Difficile descrivermi, mi riesce meglio descrivere, quindi scrivere. Ventisette anni, incurabile studentessa alla facoltà di Scienze Politiche e con un pessimo rapporto con l’economia politica, difficilmente digerisco le ingiustizie. Il luogo in cui mi sento più a mio agio? Il Cinema, per ora.
I “lucchetti d’amore” sul Ponte Milvio a Roma (panoramio.com)
Tra le cose che più suscitano inguaribili spasmi al mio sistema nervoso, quasi a pari merito con l’intolleranza più becera legata a qualsiasi sfumatura del genere umano, ci sono i luoghi comuni. E Federico Moccia, recentemente al cinema con “Universitari: molto più che amici”, di luoghi comuni si è sempre cibato e continua a cibarsi. Raggiunta la fase della, così definita socialmente, età adulta, la sola idea che Moccia percepisca inappropriatamente del reddito, sfornando film che non fanno altro che lobotomizzare gli adolescenti del bel Paese, mi causa una difficile digestione. Oltrepassata la fase del racconto delle pseudo relazioni amorose tra adolescenti, educati peraltro all’incivile atto vandalico del lucchetto a Ponte Milvio, come direbbe la mia amica Serena, Moccia sceglie di affrontare cinematograficamente il mondo degli universitari. Mondo ideale per raccogliere e girare un paio d’ore di luoghi comuni.

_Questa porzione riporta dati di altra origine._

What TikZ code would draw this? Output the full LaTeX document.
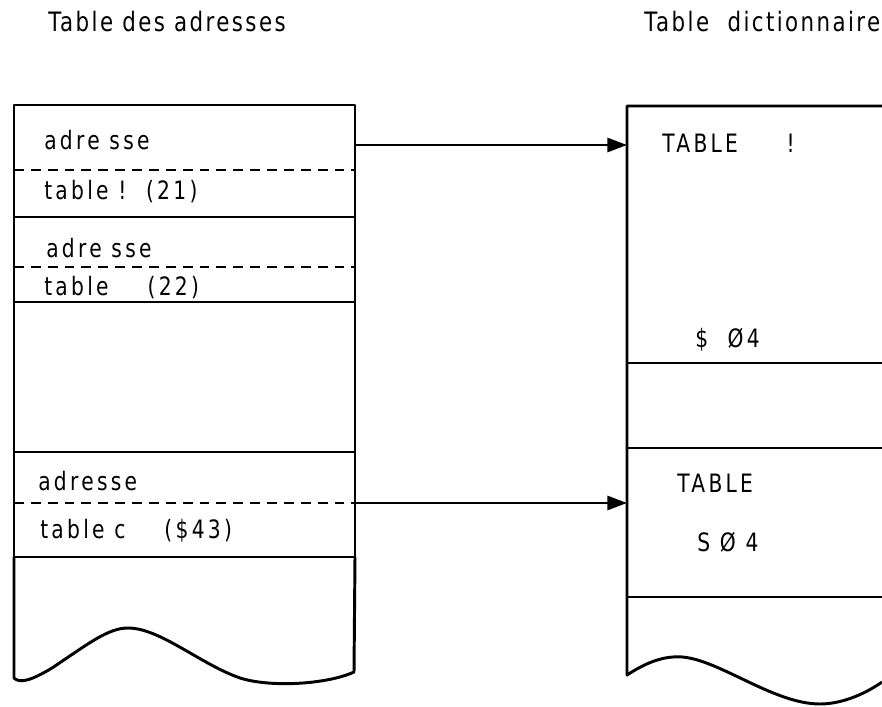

Tanto per cominciare, chi ha detto che chi trova una casa trova una famiglia?! Il caro Federico probabilmente dimentica che l’esperienza di un fuori-sede in condivisione, può trasformarsi in una vera e propria trasferta allo zoo, tanto da far rimpiangere i manicaretti di mamma e gli infissi solidi delle finestre di casa propria.
Per non parlare del fatto che, in tutta onestà, che si abbiano venti o trent’anni, difficilmente l’amore rappresentato da Moccia ti cade addosso come un fulmine a ciel sereno, soprattutto all’altezza di viale Zara. Per di più condito da una cotanta dose di zucchero filato da far scappare anche chi di diabete non ha mai nemmeno sentito parlare.
Il luogo comune, su cui Moccia ha fondato e fonda la sua carriera di scrittore e poi regista, è quello del giovane e struggente innamorato dalla vita più o meno credibile. Vedi per esempio la storia della quindicenne che ha una relazione con il quarantenne più figo d’Italia in “Scusa ma ti voglio sposare”. Quello su cui si basa nell’ultimo “capolavoro” è invece l’insicuro universitario fuori sede che oltre ad innamorarsi si culla contento ed emozionato per aver trovato una seconda famiglia, dimenticandosi di quanto era bella la possibilità di utilizzare il bagno alle otto del mattino senza fare la coda. Moccia racconta di un mondo, quello dei giovani adulti, facendo leva sempre e comunque sull’adolescente spettatore inconsapevole. Ma gli universitari quelli veri, li ha mai interpellati, conosciuti, osservati? Quelli costretti ad affittare case con fornelli da campeggio, quelli che preferiscono coltivare passioni piuttosto che biglietti omaggio per l’”Old Fashion” e che cercano quotidianamente un posto all’interno di una società non meritocratica? Li ha mai incontrati?
Per non parlare di quelli, spesso a loro malgrado fuoricorso, che arrancano per superare quotidianamente il luogo comune del “bamboccione nullafacente”, o quelli “troppo in corso” che arrancano comunque nell’attesa che qualcuno si accorga che potrebbero meritocraticamente prendere il suo posto ed invece, bene che gli vada, si vedono retribuire con un buono pasto.
“Blogger, we want you”, l’iniziativa di Grazia.it
Ringrazio Valentina Barzaghi che con il suo pezzo su Federico Moccia mi ha ricordato quanto i luoghi comuni debbano essere combattuti e quanto sia stupido chiedere scusa ogni qualvolta si desideri relazionarsi al prossimo, oltre ad otto validissimi motivi per esserci stufati di un certo tipo di cinema da “inebetimento sociale”.